Speaking at a hastily convened press briefing yesterday, Higher Education and Training Minister Blade Nzimande said his department would move towards a centralised process for university applications and would reconsider whether late, walk-in registrations should be allowed at all.

The woman who died yesterday was the mother of a prospective student and two other victims remain on the critical list in intensive care.

The Sowetan reports that ANC Youth League president Julius Malema will appear before the ANC's appeals committee on 23 January.

Youth League lawyers are expected to argue that their client did not violate the ANC constitution and that therefore his suspension should be set aside.

Late last year, the ANC disciplinary committee handed Malema a five-year suspension for sowing divisions and bringing the ANC into disrepute.

Should Malema lose his appeal he would have to vacate his position as leader of the  league and his new position as member of ANC provincial executive in Limpopo.

In Uganda The Daily Monitor reports that an ongoing countrywide investigation has implicated 35 government ministers in the suspected abuse of public resources which has cost Uganda Broadcasting Corporation more than Shs50 billion (that's getting on for 45 million euros), a revelation which could potentially force mass resignations from the 79-member cabinet.

High-level sources at UBC say nearly 200 local and international radio and television frequency holders among them ministers have been illegally using the national broadcaster’s land, equipment and electricity connections for the past 10 years.

Police and UBC officials have contacted the ministerial suspects over the past week.

The front page of the Daily Nation in Nairobi warns Kenyans to expect shortages of essential goods like cooking gas in the coming days following delays in offloading goods at Mombasa port.

According to the newspaper, the port is choking under piles of containers, with ships taking more than seven days to offload, up from three days.
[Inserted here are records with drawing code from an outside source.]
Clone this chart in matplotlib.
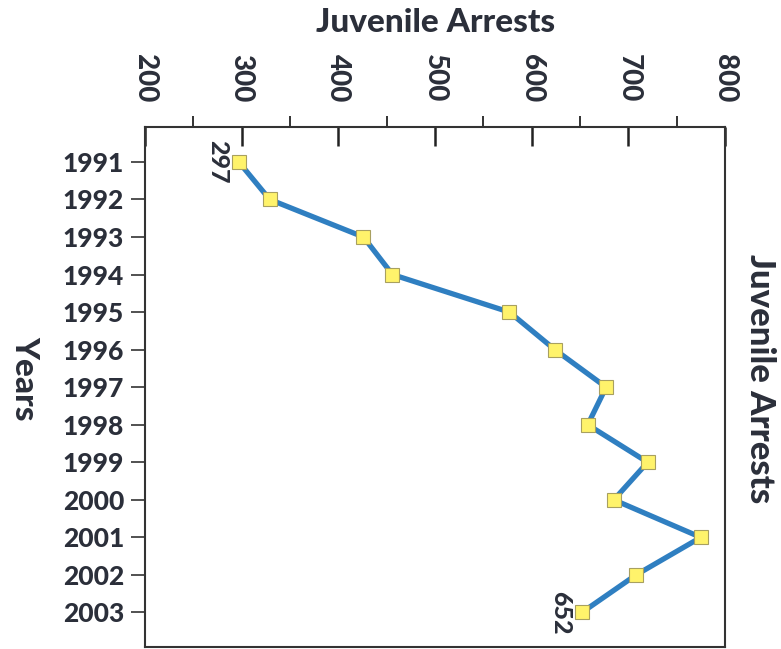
import matplotlib
matplotlib.use("Agg")
import matplotlib.pyplot as plt

years = [1991, 1992, 1993, 1994, 1995, 1996, 1997, 1998, 1999, 2000, 2001, 2002, 2003]
arrests = [297, 329, 426, 456, 577, 624, 677, 658, 720, 685, 775, 708, 652]
value_ticks = [200, 300, 400, 500, 600, 700, 800]
minor_ticks = [250, 350, 450, 550, 650, 750]

TXT = "#2b2f3a"
FONT = ["Lato", "DejaVu Sans"]
W = 900
plt.rcParams["font.family"] = FONT
plt.rcParams["font.weight"] = W

fig = plt.figure(figsize=(7.81, 6.49), dpi=100)
ax = fig.add_axes([145/781, 1-647/649, (725-145)/781, (647-127)/649])

ax.plot(arrests, years, color="#2f7fc1", lw=3.8, zorder=2,
        marker="s", ms=10, mfc="#fff36b", mec="#a8a060", mew=0.8)

ax.set_xlim(200, 800)
ax.set_ylim(2003.92, 1990.07)

ax.xaxis.set_ticks_position("top")
ax.set_xticks(value_ticks)
ax.set_xticks(minor_ticks, minor=True)
ax.set_xticklabels([str(v) for v in value_ticks], rotation=-90, fontsize=20,
                   fontweight=W, color=TXT, va="bottom", ha="center")
ax.tick_params(axis="x", which="major", direction="in", length=14, width=1.8,
               color="#222222", pad=18)
ax.tick_params(axis="x", which="minor", direction="out", length=8, width=1.4,
               color="#333333")

ax.set_yticks(years)
ax.set_yticklabels([str(y) for y in years], fontsize=19, fontweight=W, color=TXT)
ax.tick_params(axis="y", which="major", direction="out", length=10, width=1.2,
               pad=5, left=True, right=False, color="#333333")

for s in ax.spines.values():
    s.set_linewidth(1.5)
    s.set_color("#333333")

for i in (0, -1):
    ax.annotate(str(arrests[i]), (arrests[i], years[i]), xytext=(-7, 0),
                textcoords="offset points", rotation=-90, ha="right", va="center",
                fontsize=18, fontweight=W, fontstyle="normal", color=TXT)

fig.text(436/781, 1-22/649, "Juvenile Arrests", ha="center", va="center",
         fontsize=24, fontweight=W, color=TXT)
fig.text(760/781, 1-379/649, "Juvenile Arrests", ha="center", va="center",
         rotation=-90, fontsize=25, fontweight=W, color=TXT)
fig.text(25/781, 1-378/649, "Years", ha="center", va="center",
         rotation=-90, fontsize=24, fontweight=W, color=TXT)

fig.savefig("out.png", dpi=100)
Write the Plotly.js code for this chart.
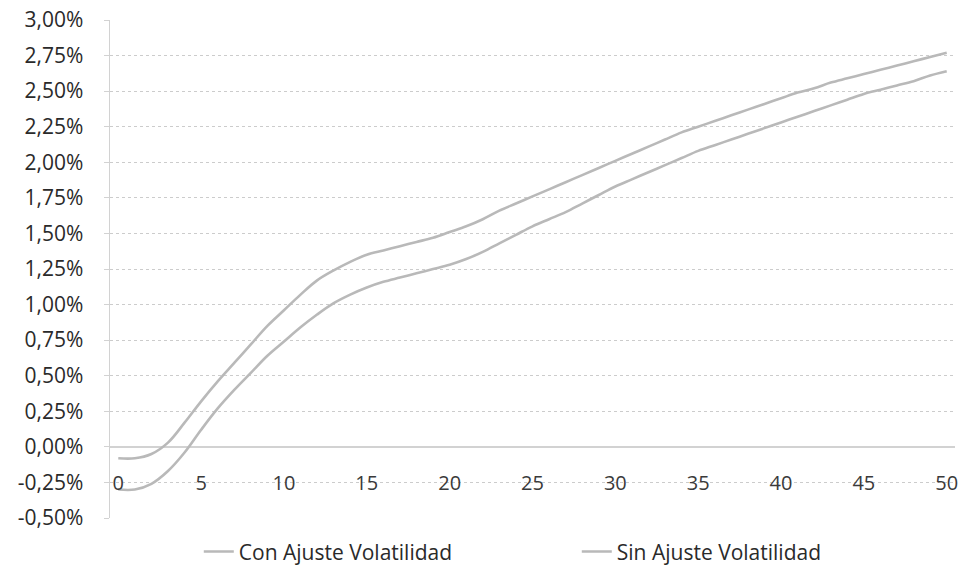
<!DOCTYPE html>
<html>
<head>
<meta charset="utf-8">
<script src="https://cdn.plot.ly/plotly-3.0.1.min.js"></script>
<style>html,body{margin:0;padding:0;background:#fff;}#chart{width:965px;height:576px;}</style>
</head>
<body>
<div id="chart"></div>
<script>
var years = [];
for (var i = 0; i <= 50; i++) years.push(i);

var seriesNames = ["Con Ajuste Volatilidad", "Sin Ajuste Volatilidad"];

// values in percent
var conAjuste = [-0.08,-0.08,-0.05,0.03,0.17,0.32,0.46,0.59,0.72,0.85,
  0.96,1.07,1.17,1.24,1.30,1.35,1.38,1.41,1.44,1.47,
  1.51,1.55,1.60,1.66,1.71,1.76,1.81,1.86,1.91,1.96,
  2.01,2.06,2.11,2.16,2.21,2.25,2.29,2.33,2.37,2.41,
  2.45,2.49,2.52,2.56,2.59,2.62,2.65,2.68,2.71,2.74,2.77];

var sinAjuste = [-0.30,-0.30,-0.26,-0.17,-0.04,0.12,0.27,0.40,0.52,0.64,
  0.74,0.84,0.93,1.01,1.07,1.12,1.16,1.19,1.22,1.25,
  1.28,1.32,1.37,1.43,1.49,1.55,1.60,1.65,1.71,1.77,
  1.83,1.88,1.93,1.98,2.03,2.08,2.12,2.16,2.20,2.24,
  2.28,2.32,2.36,2.40,2.44,2.48,2.51,2.54,2.57,2.61,2.64];

var yTickVals = [-0.5,-0.25,0,0.25,0.5,0.75,1,1.25,1.5,1.75,2,2.25,2.5,2.75,3];
var yTickText = ["-0,50%","-0,25%","0,00%","0,25%","0,50%","0,75%","1,00%","1,25%","1,50%","1,75%","2,00%","2,25%","2,50%","2,75%","3,00%"];
var xTickVals = [0,5,10,15,20,25,30,35,40,45,50];

function toFrac(a){ return a.map(function(v){ return v/100; }); }

var lineColor = "#b9b9b9";
var traces = [
  {x: years, y: toFrac(conAjuste), name: seriesNames[0], type: "scatter", mode: "lines",
   line: {color: lineColor, width: 2.6, shape: "spline", smoothing: 1}},
  {x: years, y: toFrac(sinAjuste), name: seriesNames[1], type: "scatter", mode: "lines",
   line: {color: lineColor, width: 2.6, shape: "spline", smoothing: 1}}
];

var layout = {
  width: 965, height: 576,
  margin: {l: 110, r: 10, t: 20, b: 58},
  paper_bgcolor: "#ffffff", plot_bgcolor: "#ffffff",
  separators: ",.",
  font: {family: "'Open Sans', 'Noto Sans', sans-serif", color: "#333333", size: 20},
  showlegend: true,
  legend: {orientation: "h", xref: "container", yref: "container",
           x: 0.206, xanchor: "left", y: 0.042, yanchor: "middle",
           entrywidth: 333, entrywidthmode: "pixels",
           font: {size: 21, color: "#2a2a2a"}, tracegroupgap: 0},
  xaxis: {
    range: [-0.5, 50.5], tickvals: xTickVals, ticktext: xTickVals.map(String),
    anchor: "free", position: 0.5/3.5,
    showgrid: false, zeroline: false, showline: false, ticks: "",
    ticklabelstandoff: 22,
    tickfont: {size: 20, color: "#3a3a3a"}
  },
  yaxis: {
    range: [-0.005, 0.030], tickvals: toFrac(yTickVals), ticktext: yTickText,
    showgrid: true, gridcolor: "#cccccc", griddash: "dot", gridwidth: 1,
    zeroline: true, zerolinecolor: "#d2d2d2", zerolinewidth: 1.5,
    showline: true, linecolor: "#d2d2d2", linewidth: 1.5,
    ticks: "outside", ticklen: 5, tickcolor: "#d2d2d2",
    ticklabelstandoff: 16,
    tickfont: {size: 21, color: "#2a2a2a"}
  }
};

Plotly.newPlot("chart", traces, layout, {displayModeBar: false, staticPlot: true});
</script>
</body>
</html>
This has been blamed on inefficiencies in the clearing process over the past six months.

A ship carrying cooking gas is, for example, yet to be allocated space to offload the product two weeks after it arrived at the port.

Ships are taking between 10 and 15 days to be allocated a berth, meaning the importer is paying ship delay charges of between 14,000 and 20,000 euros per day, depending on the size of the vessel.

This cost is automatically passed on to consumers, says the Daily Nation, leading to a rise in the cost of goods.